# Problem to work on:
Leave out all pictures and return, exactly as written, the lines from the line containing "Generate a component" to the line containing "import * as echarts", both ends kept.

# Data:
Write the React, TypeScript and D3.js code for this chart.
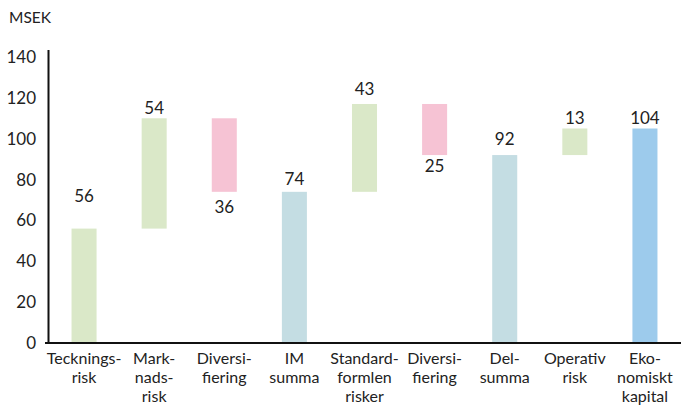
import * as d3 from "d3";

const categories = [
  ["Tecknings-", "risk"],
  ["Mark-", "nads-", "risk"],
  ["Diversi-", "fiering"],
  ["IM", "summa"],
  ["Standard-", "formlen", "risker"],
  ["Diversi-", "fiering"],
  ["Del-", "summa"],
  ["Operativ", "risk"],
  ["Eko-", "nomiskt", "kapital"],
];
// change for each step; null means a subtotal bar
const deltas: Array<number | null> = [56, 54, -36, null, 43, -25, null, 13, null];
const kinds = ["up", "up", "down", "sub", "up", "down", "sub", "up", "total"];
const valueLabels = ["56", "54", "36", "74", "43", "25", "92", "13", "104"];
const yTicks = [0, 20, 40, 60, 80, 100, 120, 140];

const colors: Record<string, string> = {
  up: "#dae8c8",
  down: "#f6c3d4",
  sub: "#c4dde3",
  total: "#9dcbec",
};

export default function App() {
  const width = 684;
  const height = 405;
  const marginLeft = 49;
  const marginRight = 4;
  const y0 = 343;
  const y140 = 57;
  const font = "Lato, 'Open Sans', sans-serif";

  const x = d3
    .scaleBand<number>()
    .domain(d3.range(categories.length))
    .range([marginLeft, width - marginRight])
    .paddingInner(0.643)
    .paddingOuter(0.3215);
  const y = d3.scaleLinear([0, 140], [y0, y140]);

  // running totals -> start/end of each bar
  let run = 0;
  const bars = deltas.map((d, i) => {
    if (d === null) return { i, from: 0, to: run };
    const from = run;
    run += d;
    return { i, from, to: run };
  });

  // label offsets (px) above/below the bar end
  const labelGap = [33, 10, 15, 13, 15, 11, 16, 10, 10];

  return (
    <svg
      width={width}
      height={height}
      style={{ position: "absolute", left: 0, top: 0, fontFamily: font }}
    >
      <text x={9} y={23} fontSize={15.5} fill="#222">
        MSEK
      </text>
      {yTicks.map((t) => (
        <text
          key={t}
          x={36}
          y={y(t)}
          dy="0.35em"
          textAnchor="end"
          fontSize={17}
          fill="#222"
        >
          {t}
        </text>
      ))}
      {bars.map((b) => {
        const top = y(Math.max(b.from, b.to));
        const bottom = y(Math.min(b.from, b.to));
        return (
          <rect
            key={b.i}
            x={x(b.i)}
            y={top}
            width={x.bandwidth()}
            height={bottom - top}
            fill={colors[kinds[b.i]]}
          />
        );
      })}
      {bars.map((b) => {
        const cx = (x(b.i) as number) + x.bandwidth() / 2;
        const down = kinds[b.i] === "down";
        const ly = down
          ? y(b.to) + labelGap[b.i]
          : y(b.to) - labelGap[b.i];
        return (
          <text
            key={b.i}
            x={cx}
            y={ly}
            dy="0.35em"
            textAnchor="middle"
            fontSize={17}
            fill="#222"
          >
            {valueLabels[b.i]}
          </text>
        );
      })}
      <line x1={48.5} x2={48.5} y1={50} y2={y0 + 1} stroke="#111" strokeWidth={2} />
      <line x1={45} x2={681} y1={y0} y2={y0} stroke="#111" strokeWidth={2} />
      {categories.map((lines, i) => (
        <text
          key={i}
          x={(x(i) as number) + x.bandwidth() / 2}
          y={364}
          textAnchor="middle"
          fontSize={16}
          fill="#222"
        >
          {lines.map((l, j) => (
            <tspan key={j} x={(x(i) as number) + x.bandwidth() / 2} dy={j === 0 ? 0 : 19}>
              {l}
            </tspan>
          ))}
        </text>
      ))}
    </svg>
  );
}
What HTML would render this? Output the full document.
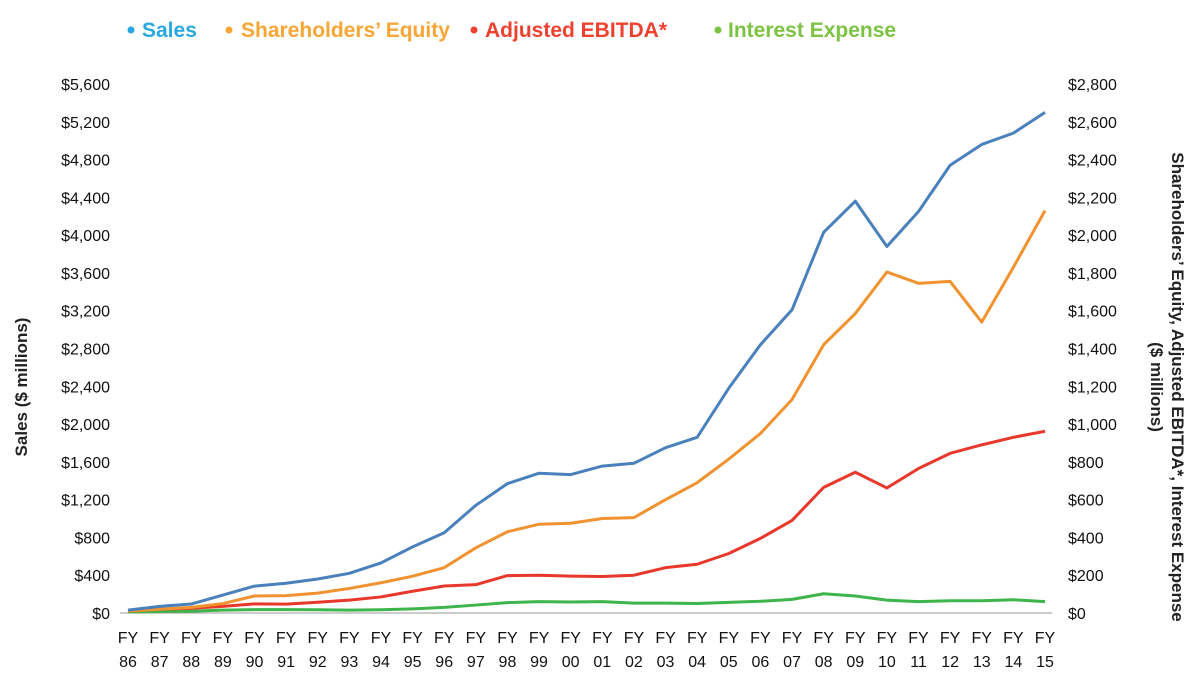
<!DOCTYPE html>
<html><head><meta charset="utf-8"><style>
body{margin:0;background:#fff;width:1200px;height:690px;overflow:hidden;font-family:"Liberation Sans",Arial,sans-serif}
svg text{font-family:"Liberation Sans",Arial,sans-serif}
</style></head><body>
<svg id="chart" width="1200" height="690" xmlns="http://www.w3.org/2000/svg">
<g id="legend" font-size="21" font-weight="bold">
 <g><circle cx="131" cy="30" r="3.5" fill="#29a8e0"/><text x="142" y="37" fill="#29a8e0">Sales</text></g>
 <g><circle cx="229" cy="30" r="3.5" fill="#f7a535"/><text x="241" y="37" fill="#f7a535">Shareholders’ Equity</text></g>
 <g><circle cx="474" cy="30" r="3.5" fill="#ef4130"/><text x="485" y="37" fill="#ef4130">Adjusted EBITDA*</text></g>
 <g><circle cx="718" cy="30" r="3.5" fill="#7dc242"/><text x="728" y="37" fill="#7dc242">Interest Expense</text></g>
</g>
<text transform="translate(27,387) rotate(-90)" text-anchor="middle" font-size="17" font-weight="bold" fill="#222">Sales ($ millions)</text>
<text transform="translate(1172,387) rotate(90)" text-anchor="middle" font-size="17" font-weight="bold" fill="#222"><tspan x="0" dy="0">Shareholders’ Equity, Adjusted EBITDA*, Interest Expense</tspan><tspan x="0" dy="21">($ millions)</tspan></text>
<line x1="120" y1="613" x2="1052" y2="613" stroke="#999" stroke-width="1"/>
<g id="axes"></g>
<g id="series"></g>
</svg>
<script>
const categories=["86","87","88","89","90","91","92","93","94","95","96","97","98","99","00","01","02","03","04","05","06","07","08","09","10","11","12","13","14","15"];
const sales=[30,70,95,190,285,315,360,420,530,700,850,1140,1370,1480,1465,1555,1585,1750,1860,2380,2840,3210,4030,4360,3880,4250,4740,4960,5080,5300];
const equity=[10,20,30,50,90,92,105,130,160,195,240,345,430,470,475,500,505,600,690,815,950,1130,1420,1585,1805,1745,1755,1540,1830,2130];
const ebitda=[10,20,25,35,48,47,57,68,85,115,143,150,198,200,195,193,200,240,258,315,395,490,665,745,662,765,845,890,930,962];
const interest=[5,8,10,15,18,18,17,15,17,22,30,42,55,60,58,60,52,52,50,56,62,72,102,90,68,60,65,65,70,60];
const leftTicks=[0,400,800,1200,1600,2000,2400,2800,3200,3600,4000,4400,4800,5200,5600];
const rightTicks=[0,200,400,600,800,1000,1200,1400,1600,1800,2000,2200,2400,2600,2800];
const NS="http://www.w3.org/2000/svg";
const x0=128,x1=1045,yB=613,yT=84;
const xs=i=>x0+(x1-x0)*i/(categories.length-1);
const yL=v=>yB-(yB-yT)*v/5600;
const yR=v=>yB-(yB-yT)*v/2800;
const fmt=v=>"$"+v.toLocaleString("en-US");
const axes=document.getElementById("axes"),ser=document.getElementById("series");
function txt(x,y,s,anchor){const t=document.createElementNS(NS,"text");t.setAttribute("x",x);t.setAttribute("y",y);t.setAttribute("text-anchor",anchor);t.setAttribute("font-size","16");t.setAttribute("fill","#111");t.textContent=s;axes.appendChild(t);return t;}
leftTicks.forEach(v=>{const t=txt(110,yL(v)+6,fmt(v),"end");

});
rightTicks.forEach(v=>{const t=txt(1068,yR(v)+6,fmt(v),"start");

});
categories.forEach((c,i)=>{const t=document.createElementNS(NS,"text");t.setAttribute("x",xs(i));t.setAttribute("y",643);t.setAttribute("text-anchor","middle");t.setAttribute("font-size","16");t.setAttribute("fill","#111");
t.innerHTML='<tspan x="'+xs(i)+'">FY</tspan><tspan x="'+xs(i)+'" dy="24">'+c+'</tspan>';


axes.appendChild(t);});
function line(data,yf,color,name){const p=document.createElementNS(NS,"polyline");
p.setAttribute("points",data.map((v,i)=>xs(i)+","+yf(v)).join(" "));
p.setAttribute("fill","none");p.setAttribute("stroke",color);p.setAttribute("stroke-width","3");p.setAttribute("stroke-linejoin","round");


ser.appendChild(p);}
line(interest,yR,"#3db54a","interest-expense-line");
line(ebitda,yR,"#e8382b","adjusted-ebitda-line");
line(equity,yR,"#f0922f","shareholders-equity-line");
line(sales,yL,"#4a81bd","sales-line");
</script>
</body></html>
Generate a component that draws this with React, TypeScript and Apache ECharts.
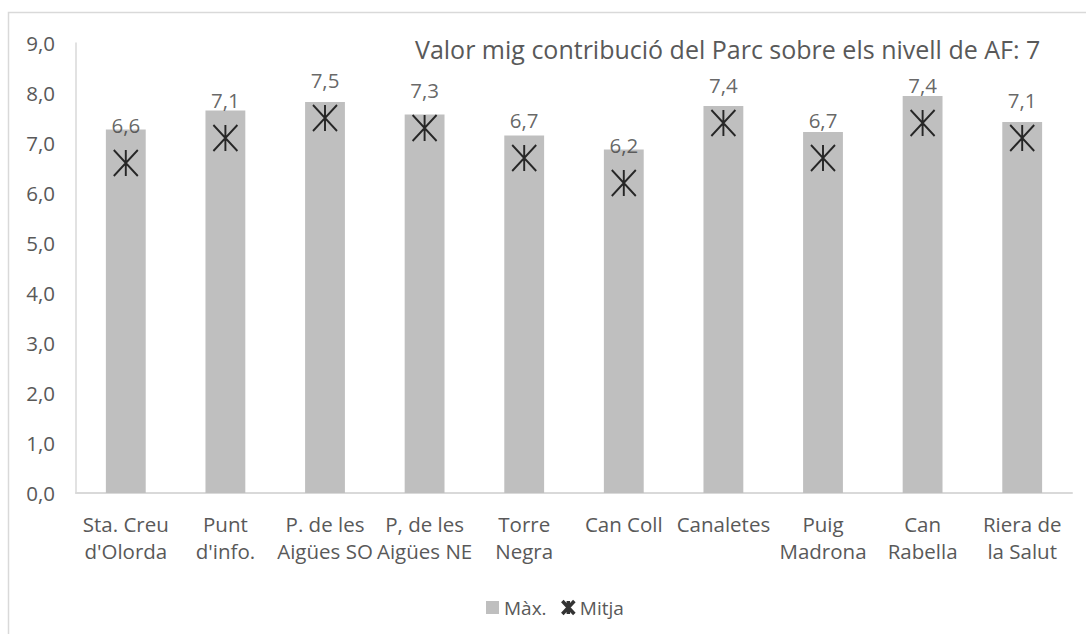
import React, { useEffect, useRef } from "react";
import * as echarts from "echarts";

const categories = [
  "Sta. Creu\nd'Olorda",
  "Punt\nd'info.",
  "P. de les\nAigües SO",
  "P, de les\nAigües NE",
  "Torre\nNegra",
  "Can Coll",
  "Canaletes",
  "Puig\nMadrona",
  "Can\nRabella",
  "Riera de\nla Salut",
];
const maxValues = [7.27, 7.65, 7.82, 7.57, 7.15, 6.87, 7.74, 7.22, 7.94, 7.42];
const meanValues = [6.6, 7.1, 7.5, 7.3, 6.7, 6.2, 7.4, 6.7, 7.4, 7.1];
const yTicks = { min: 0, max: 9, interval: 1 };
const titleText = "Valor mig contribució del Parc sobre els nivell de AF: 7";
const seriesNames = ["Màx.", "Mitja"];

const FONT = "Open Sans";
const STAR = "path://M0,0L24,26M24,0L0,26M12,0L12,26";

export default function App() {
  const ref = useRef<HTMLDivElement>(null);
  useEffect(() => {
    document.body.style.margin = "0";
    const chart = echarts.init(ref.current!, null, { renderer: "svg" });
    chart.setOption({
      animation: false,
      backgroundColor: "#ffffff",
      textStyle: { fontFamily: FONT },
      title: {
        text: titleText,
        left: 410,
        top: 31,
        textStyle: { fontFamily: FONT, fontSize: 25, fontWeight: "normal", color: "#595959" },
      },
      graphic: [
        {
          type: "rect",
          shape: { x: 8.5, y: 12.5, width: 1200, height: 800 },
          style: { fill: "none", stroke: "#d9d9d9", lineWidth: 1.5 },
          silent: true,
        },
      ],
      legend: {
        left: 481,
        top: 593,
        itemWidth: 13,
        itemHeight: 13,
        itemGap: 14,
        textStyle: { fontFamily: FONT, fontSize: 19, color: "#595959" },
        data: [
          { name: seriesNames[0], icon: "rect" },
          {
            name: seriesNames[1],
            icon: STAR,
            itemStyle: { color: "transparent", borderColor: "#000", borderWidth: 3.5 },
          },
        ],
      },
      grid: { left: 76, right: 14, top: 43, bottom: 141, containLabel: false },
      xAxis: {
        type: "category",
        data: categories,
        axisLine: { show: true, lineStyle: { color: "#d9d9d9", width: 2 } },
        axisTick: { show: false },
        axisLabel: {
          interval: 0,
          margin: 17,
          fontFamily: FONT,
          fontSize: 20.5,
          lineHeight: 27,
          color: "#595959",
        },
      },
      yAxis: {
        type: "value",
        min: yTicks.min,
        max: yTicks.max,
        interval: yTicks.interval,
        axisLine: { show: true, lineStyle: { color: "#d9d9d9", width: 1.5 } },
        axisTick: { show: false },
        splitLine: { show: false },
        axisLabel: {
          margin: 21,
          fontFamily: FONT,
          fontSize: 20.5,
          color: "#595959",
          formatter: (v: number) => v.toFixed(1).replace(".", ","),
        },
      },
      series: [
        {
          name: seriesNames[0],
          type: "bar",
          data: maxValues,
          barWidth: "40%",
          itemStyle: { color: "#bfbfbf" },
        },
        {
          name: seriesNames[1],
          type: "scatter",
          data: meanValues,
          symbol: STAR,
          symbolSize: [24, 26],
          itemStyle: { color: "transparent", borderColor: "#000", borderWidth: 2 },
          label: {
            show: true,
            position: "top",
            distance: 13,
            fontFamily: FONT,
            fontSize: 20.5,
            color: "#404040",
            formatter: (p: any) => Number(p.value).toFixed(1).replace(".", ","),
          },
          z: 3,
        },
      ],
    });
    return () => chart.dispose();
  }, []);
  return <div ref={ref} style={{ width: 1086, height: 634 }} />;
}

# Correct response:
Generate a component that draws this with React, TypeScript and Apache ECharts.
import React, { useEffect, useRef } from "react";
import * as echarts from "echarts";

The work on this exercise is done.